We zouden pas echt in een onmogelijk situatie verkeren als God ons machteloos zou maken door ons niet zelf bewust te laten worden van onze volmaaktheid. Daarmee zou Hij zeggen dat we zelf niet in staat zijn om uit de situatie te raken. Hij zou ons de rol van leider over onze eigen reis ontnemen. Hij zou de kracht in ons ontkennen die ons op een dag uit onze onmogelijke situatie kan en zal leiden.
(Toelichtingen door Robert Perry)
11. Dat is de reden waarom de Heilige Geest nooit beveelt. Bevelen is uitgaan van ongelijkheid, waarvan de Heilige Geest aantoont dat die niet bestaat. Trouw aan uitgangspunten is een wet van de denkgeest, en al wat God geschapen heeft is trouw aan Zijn wetten. Trouw aan andere wetten is echter ook mogelijk, niet omdat die wetten waar zijn, maar omdat jij ze hebt gemaakt. Wat zou er gewonnen zijn als God jou zou bewijzen dat je op een waanzinnige manier hebt gedacht? Kan God Zijn eigen zekerheid verliezen? Ik heb al vele malen gezegd dat jij bent wat je onderwijst. Zou je willen dat God jou onderwees dat je gezondigd hebt?
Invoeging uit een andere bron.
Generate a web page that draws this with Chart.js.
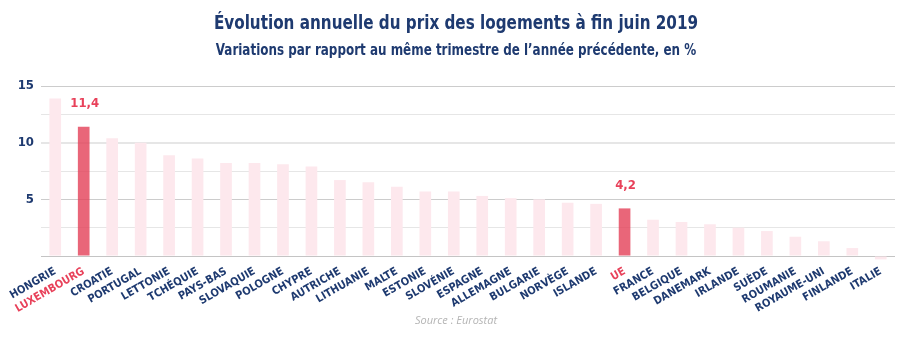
<!DOCTYPE html>
<html lang="fr">
<head>
<meta charset="utf-8">
<script src="https://cdn.jsdelivr.net/npm/chart.js@4.4.1/dist/chart.umd.min.js"></script>
<style>
  html, body { margin: 0; padding: 0; background: #fff; }
  #wrap { position: relative; width: 912px; height: 340px; }
  #titre, #sousTitre, #source { position: absolute; left: 0; width: 912px; text-align: center; }
  #titre { top: 10px; font: bold 20px "DejaVu Sans Condensed", sans-serif; color: #1e3a70; transform: scaleX(0.845); transform-origin: 456px 0; }
  #sousTitre { top: 40px; font: bold 16px "DejaVu Sans Condensed", sans-serif; color: #1e3a70; transform: scaleX(0.83); transform-origin: 456px 0; }
  #source { top: 312px; font: italic 11px "Open Sans", sans-serif; color: #b4b4b4; }
</style>
</head>
<body>
<div id="wrap">
  <canvas id="prixChart" width="912" height="340"></canvas>
  <div id="titre">Évolution annuelle du prix des logements à fin juin 2019</div>
  <div id="sousTitre">Variations par rapport au même trimestre de l’année précédente, en %</div>
  <div id="source">Source : Eurostat</div>
</div>
<script>
// Données (lecture du graphique)
const pays = ['HONGRIE', 'LUXEMBOURG', 'CROATIE', 'PORTUGAL', 'LETTONIE', 'TCHÉQUIE', 'PAYS-BAS',
  'SLOVAQUIE', 'POLOGNE', 'CHYPRE', 'AUTRICHE', 'LITHUANIE', 'MALTE', 'ESTONIE', 'SLOVÉNIE',
  'ESPAGNE', 'ALLEMAGNE', 'BULGARIE', 'NORVÈGE', 'ISLANDE', 'UE', 'FRANCE', 'BELGIQUE',
  'DANEMARK', 'IRLANDE', 'SUÈDE', 'ROUMANIE', 'ROYAUME-UNI', 'FINLANDE', 'ITALIE'];
const variation = [13.9, 11.4, 10.4, 10.0, 8.9, 8.6, 8.2, 8.2, 8.1, 7.9, 6.7, 6.5, 6.1, 5.7, 5.7,
  5.3, 5.1, 5.0, 4.7, 4.6, 4.2, 3.2, 3.0, 2.8, 2.5, 2.2, 1.7, 1.3, 0.7, -0.3];
const enAvant = ['LUXEMBOURG', 'UE'];
const ticksY = [5, 10, 15];

const BLEU = '#1e3a70';
const ROUGE = '#e8415a';

// Étiquettes de valeur au-dessus des barres mises en avant
const etiquettes = {
  id: 'etiquettes',
  afterDatasetsDraw(chart) {
    const ctx = chart.ctx;
    const meta = chart.getDatasetMeta(0);
    ctx.save();
    ctx.font = 'bold 13px "DejaVu Sans Condensed", sans-serif';
    ctx.fillStyle = ROUGE;
    ctx.textAlign = 'center';
    ctx.textBaseline = 'middle';
    pays.forEach((p, i) => {
      if (!enAvant.includes(p)) return;
      const bar = meta.data[i];
      ctx.fillText(variation[i].toFixed(1).replace('.', ','), bar.x + 1, bar.y - 23);
    });
    ctx.restore();
  }
};

const ctx = document.getElementById('prixChart').getContext('2d');
new Chart(ctx, {
  type: 'bar',
  data: {
    labels: pays,
    datasets: [{
      data: variation,
      backgroundColor: pays.map(p => enAvant.includes(p) ? 'rgba(228,64,88,0.8)' : '#fde8ed'),
      barPercentage: 0.41,
      categoryPercentage: 1,
      clip: false
    }]
  },
  options: {
    responsive: false,
    animation: false,
    layout: { padding: { top: 86, right: 17, left: 0, bottom: 0 } },
    plugins: {
      legend: { display: false },
      tooltip: { enabled: false }
    },
    scales: {
      x: {
        afterFit: s => { s.height = 84; },
        grid: { display: false },
        border: { display: false },
        ticks: {
          autoSkip: false,
          minRotation: 30,
          maxRotation: 30,
          padding: 1,
          color: c => enAvant.includes(pays[c.index]) ? ROUGE : BLEU,
          font: { family: '"DejaVu Sans Condensed", sans-serif', size: 11, weight: 'bold' }
        }
      },
      y: {
        min: 0,
        max: 15,
        afterFit: s => { s.width = 41; },
        border: { display: false },
        grid: {
          drawTicks: false,
          color: c => c.tick.value === 0 ? '#c4c4c4' : (c.tick.value === 10 ? '#e6e6e6' : (c.tick.value % 5 === 0 ? '#cccccc' : '#e6e6e6')),
          lineWidth: c => c.tick.value === 10 ? 2 : 1
        },
        ticks: {
          stepSize: 2.5,
          padding: 7,
          color: BLEU,
          font: { family: '"DejaVu Sans Condensed", sans-serif', size: 13, weight: 'bold' },
          callback: v => ticksY.includes(v) ? v : ''
        }
      }
    }
  },
  plugins: [etiquettes]
});
</script>
</body>
</html>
Wat zou je anders kunnen voelen dan angst als Hij het zelf dat jij gemaakt hebt zou confronteren met de waarheid die Hij voor jou geschapen heeft? Je zou twijfelen aan je juiste denken, de enige plaats waar jij de innerlijke gezondheid kunt vinden die Hij jou gegeven heeft.
De Heilige Geest leert ons dat we gelijk zijn, daarom geeft Hij ons geen bevelen. God is zeker van onze volmaaktheid, daarom leert Hij ons niet dat we 'op een waanzinnige manier hebben gedacht'. Een veelgehoorde klacht is: Waarom grijpt God niet in? Waarom lost Hij het niet op? Waarom laat Hij ons lijden? Het antwoord luidt: Hij is er altijd om ons, via de Heilige Geest, te helpen. Maar deze reis is bedoeld om onze innerlijke kracht en ons juiste denken te herwinnen, en als Hij dat voor ons zou doen, zou Hij ons die kracht ontnemen en bewijzen dat het fundamenteel hopeloos met ons is gesteld. Als je een puzzel zou geven aan een kind, en hem vervolgens weer terug zou pakken en voor het kind op zou lossen, welke boodschap zou je dan aan het kind geven?
(Toelichtingen door Robert Perry)
12. God onderwijst niet. Onderwijzen veronderstelt een tekort, waarvan God weet dat het er niet is. God is niet in conflict. Onderwijs beoogt verandering, maar God schiep louter het onveranderlijke. De afscheiding was geen verlies aan volmaaktheid, maar een communicatiestoornis. Een scherpe en schrille vorm van communicatie ontstond als de stem van het ego. Deze kon Gods vrede niet verstoren, maar de jouwe wel. God heeft die niet weggevaagd, omdat die stem verdelgen een aanval erop zou betekenen. Zelf bevraagd, bevroeg Hij niet. Hij gaf slechts het Antwoord. Zijn Antwoord is jouw Leraar.
God onderwijst niet, omdat dit zou betekenen dat we een tekort hebben, dat we onvolmaakt zijn en verandering nodig hebben. Maar Hij heeft ons onveranderlijk volmaakt geschapen. We hebben die volmaaktheid niet verloren bij de afscheiding, we hebben alleen de communicatie met God verbroken. We hebben het ego voor ons laten spreken, en het ego weigert met Hem te communiceren. Als God het ego weg zou vagen, zou Hij het behandelen alsof het werkelijk is. Het enige wat Hij deed was antwoord geven op de egovraag: 'Wat ben jij?'. Dit Antwoord — de Heilige Geest — is zo volmaakt en allesomvattend, dat Het elke onzekerheid in onze denkgeest kan beantwoorden, totdat we terugkeren naar kennis.